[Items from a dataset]

•••••

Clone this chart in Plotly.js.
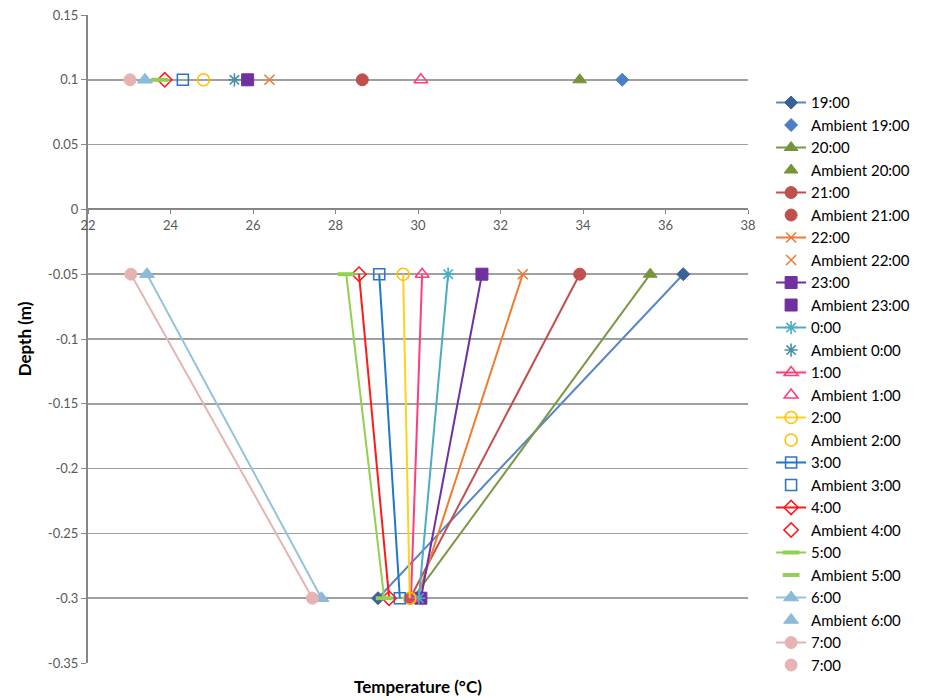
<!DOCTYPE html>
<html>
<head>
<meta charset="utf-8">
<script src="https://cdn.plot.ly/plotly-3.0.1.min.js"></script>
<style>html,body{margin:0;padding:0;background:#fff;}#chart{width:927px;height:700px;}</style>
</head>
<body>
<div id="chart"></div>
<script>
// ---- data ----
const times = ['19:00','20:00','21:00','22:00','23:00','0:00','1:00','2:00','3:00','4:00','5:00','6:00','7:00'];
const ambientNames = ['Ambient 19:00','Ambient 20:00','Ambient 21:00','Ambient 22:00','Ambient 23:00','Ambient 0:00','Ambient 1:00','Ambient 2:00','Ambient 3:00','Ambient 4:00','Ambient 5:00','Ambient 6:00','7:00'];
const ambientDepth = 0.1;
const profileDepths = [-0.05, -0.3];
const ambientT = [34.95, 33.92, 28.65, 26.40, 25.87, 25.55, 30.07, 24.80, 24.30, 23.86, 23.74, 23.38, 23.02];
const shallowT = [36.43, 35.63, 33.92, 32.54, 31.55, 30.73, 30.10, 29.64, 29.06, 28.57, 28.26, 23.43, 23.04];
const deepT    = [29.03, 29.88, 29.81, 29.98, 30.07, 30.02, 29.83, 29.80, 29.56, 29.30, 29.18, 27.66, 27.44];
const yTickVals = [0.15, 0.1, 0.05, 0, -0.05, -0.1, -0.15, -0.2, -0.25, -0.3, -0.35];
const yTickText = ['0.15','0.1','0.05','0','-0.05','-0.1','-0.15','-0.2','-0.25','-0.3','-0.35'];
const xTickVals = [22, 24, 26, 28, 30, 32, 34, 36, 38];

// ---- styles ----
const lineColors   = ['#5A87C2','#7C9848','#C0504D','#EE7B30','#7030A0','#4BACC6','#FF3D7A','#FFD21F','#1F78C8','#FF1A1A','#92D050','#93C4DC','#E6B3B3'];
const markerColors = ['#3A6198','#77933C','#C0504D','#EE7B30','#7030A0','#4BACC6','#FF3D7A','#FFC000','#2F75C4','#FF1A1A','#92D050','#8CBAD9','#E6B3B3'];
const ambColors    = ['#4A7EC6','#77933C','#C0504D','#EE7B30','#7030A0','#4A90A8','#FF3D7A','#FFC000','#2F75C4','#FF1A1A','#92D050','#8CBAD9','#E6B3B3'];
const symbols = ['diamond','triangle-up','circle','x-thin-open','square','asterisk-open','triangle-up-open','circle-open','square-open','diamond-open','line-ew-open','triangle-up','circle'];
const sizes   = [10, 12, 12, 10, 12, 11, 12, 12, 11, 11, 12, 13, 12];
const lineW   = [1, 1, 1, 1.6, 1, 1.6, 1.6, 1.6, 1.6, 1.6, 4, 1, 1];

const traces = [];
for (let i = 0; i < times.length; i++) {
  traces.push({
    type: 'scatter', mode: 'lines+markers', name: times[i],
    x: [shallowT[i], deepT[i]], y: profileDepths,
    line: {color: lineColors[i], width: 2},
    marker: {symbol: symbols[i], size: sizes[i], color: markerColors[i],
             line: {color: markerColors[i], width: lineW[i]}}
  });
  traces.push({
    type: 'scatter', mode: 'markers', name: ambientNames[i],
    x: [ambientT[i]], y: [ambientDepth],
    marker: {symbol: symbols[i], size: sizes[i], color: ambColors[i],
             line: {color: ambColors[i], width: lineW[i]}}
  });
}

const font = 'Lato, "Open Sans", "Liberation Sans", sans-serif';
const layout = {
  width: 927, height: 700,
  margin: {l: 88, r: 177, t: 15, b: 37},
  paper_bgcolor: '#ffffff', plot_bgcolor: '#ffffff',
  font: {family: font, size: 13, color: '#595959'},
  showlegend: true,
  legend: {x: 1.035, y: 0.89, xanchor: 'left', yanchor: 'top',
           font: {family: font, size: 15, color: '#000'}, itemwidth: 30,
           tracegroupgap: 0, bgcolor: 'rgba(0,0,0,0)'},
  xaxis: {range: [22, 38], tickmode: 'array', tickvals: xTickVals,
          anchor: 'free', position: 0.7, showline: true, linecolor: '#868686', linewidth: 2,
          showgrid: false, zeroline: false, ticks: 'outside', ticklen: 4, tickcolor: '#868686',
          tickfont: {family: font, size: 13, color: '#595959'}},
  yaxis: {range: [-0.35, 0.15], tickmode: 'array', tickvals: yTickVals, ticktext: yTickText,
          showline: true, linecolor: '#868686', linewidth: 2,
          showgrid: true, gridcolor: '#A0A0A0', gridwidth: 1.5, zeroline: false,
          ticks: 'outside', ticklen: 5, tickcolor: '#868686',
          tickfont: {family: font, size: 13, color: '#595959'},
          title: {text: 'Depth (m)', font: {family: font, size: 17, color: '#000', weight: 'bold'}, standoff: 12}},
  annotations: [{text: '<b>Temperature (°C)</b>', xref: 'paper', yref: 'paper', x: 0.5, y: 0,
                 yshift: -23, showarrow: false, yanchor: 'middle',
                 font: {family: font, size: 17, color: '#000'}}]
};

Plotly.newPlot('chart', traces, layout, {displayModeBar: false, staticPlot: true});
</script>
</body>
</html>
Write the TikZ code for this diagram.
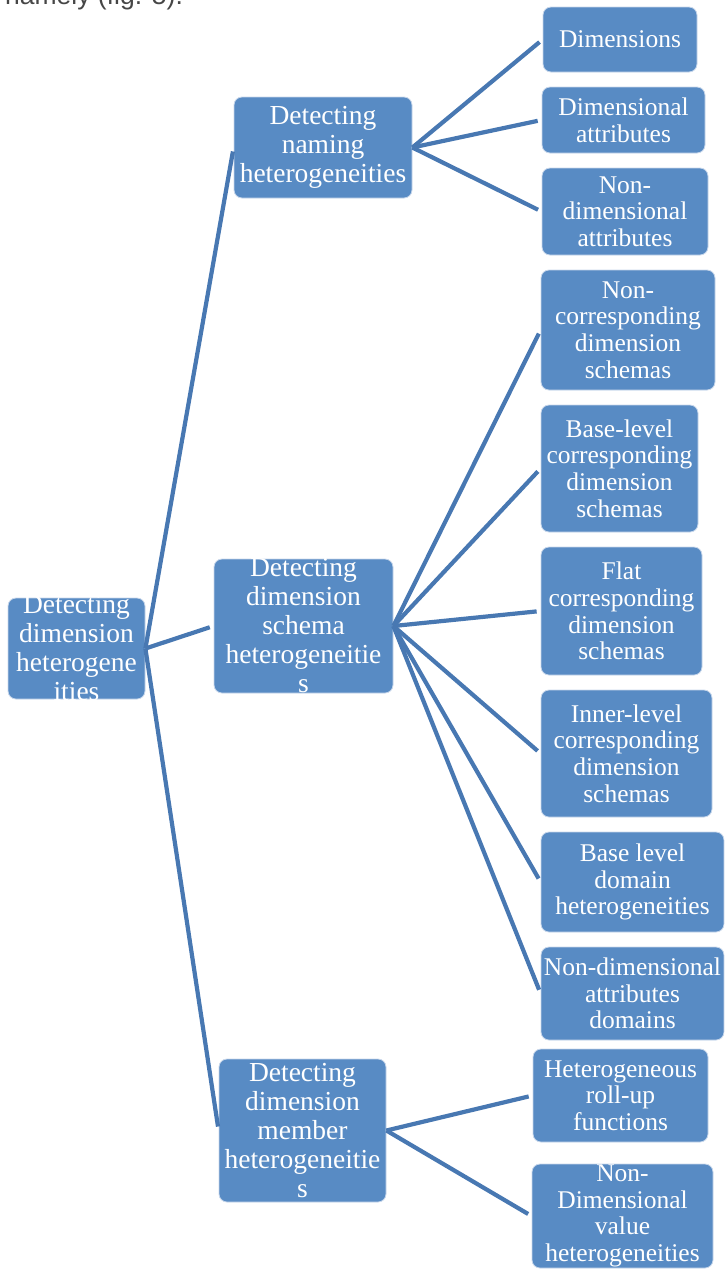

•••••

### Task statement
All of the data above should be transcribed verbatim, with pictures omitted.

### Result of the exercise
Clone this chart in Plotly.js.
<!DOCTYPE html>
<html>
<head>
<meta charset="utf-8">
<script src="https://cdn.plot.ly/plotly-3.0.1.min.js"></script>
<style>html,body{margin:0;padding:0;background:#fff;}#chart{width:927px;height:700px;}</style>
</head>
<body>
<div id="chart"></div>
<script>
// ---- data ----
const times = ['19:00','20:00','21:00','22:00','23:00','0:00','1:00','2:00','3:00','4:00','5:00','6:00','7:00'];
const ambientNames = ['Ambient 19:00','Ambient 20:00','Ambient 21:00','Ambient 22:00','Ambient 23:00','Ambient 0:00','Ambient 1:00','Ambient 2:00','Ambient 3:00','Ambient 4:00','Ambient 5:00','Ambient 6:00','7:00'];
const ambientDepth = 0.1;
const profileDepths = [-0.05, -0.3];
const ambientT = [34.95, 33.92, 28.65, 26.40, 25.87, 25.55, 30.07, 24.80, 24.30, 23.86, 23.74, 23.38, 23.02];
const shallowT = [36.43, 35.63, 33.92, 32.54, 31.55, 30.73, 30.10, 29.64, 29.06, 28.57, 28.26, 23.43, 23.04];
const deepT    = [29.03, 29.88, 29.81, 29.98, 30.07, 30.02, 29.83, 29.80, 29.56, 29.30, 29.18, 27.66, 27.44];
const yTickVals = [0.15, 0.1, 0.05, 0, -0.05, -0.1, -0.15, -0.2, -0.25, -0.3, -0.35];
const yTickText = ['0.15','0.1','0.05','0','-0.05','-0.1','-0.15','-0.2','-0.25','-0.3','-0.35'];
const xTickVals = [22, 24, 26, 28, 30, 32, 34, 36, 38];

// ---- styles ----
const lineColors   = ['#5A87C2','#7C9848','#C0504D','#EE7B30','#7030A0','#4BACC6','#FF3D7A','#FFD21F','#1F78C8','#FF1A1A','#92D050','#93C4DC','#E6B3B3'];
const markerColors = ['#3A6198','#77933C','#C0504D','#EE7B30','#7030A0','#4BACC6','#FF3D7A','#FFC000','#2F75C4','#FF1A1A','#92D050','#8CBAD9','#E6B3B3'];
const ambColors    = ['#4A7EC6','#77933C','#C0504D','#EE7B30','#7030A0','#4A90A8','#FF3D7A','#FFC000','#2F75C4','#FF1A1A','#92D050','#8CBAD9','#E6B3B3'];
const symbols = ['diamond','triangle-up','circle','x-thin-open','square','asterisk-open','triangle-up-open','circle-open','square-open','diamond-open','line-ew-open','triangle-up','circle'];
const sizes   = [10, 12, 12, 10, 12, 11, 12, 12, 11, 11, 12, 13, 12];
const lineW   = [1, 1, 1, 1.6, 1, 1.6, 1.6, 1.6, 1.6, 1.6, 4, 1, 1];

const traces = [];
for (let i = 0; i < times.length; i++) {
  traces.push({
    type: 'scatter', mode: 'lines+markers', name: times[i],
    x: [shallowT[i], deepT[i]], y: profileDepths,
    line: {color: lineColors[i], width: 2},
    marker: {symbol: symbols[i], size: sizes[i], color: markerColors[i],
             line: {color: markerColors[i], width: lineW[i]}}
  });
  traces.push({
    type: 'scatter', mode: 'markers', name: ambientNames[i],
    x: [ambientT[i]], y: [ambientDepth],
    marker: {symbol: symbols[i], size: sizes[i], color: ambColors[i],
             line: {color: ambColors[i], width: lineW[i]}}
  });
}

const font = 'Lato, "Open Sans", "Liberation Sans", sans-serif';
const layout = {
  width: 927, height: 700,
  margin: {l: 88, r: 177, t: 15, b: 37},
  paper_bgcolor: '#ffffff', plot_bgcolor: '#ffffff',
  font: {family: font, size: 13, color: '#595959'},
  showlegend: true,
  legend: {x: 1.035, y: 0.89, xanchor: 'left', yanchor: 'top',
           font: {family: font, size: 15, color: '#000'}, itemwidth: 30,
           tracegroupgap: 0, bgcolor: 'rgba(0,0,0,0)'},
  xaxis: {range: [22, 38], tickmode: 'array', tickvals: xTickVals,
          anchor: 'free', position: 0.7, showline: true, linecolor: '#868686', linewidth: 2,
          showgrid: false, zeroline: false, ticks: 'outside', ticklen: 4, tickcolor: '#868686',
          tickfont: {family: font, size: 13, color: '#595959'}},
  yaxis: {range: [-0.35, 0.15], tickmode: 'array', tickvals: yTickVals, ticktext: yTickText,
          showline: true, linecolor: '#868686', linewidth: 2,
          showgrid: true, gridcolor: '#A0A0A0', gridwidth: 1.5, zeroline: false,
          ticks: 'outside', ticklen: 5, tickcolor: '#868686',
          tickfont: {family: font, size: 13, color: '#595959'},
          title: {text: 'Depth (m)', font: {family: font, size: 17, color: '#000', weight: 'bold'}, standoff: 12}},
  annotations: [{text: '<b>Temperature (°C)</b>', xref: 'paper', yref: 'paper', x: 0.5, y: 0,
                 yshift: -23, showarrow: false, yanchor: 'middle',
                 font: {family: font, size: 17, color: '#000'}}]
};

Plotly.newPlot('chart', traces, layout, {displayModeBar: false, staticPlot: true});
</script>
</body>
</html>
Write the TikZ code for this diagram.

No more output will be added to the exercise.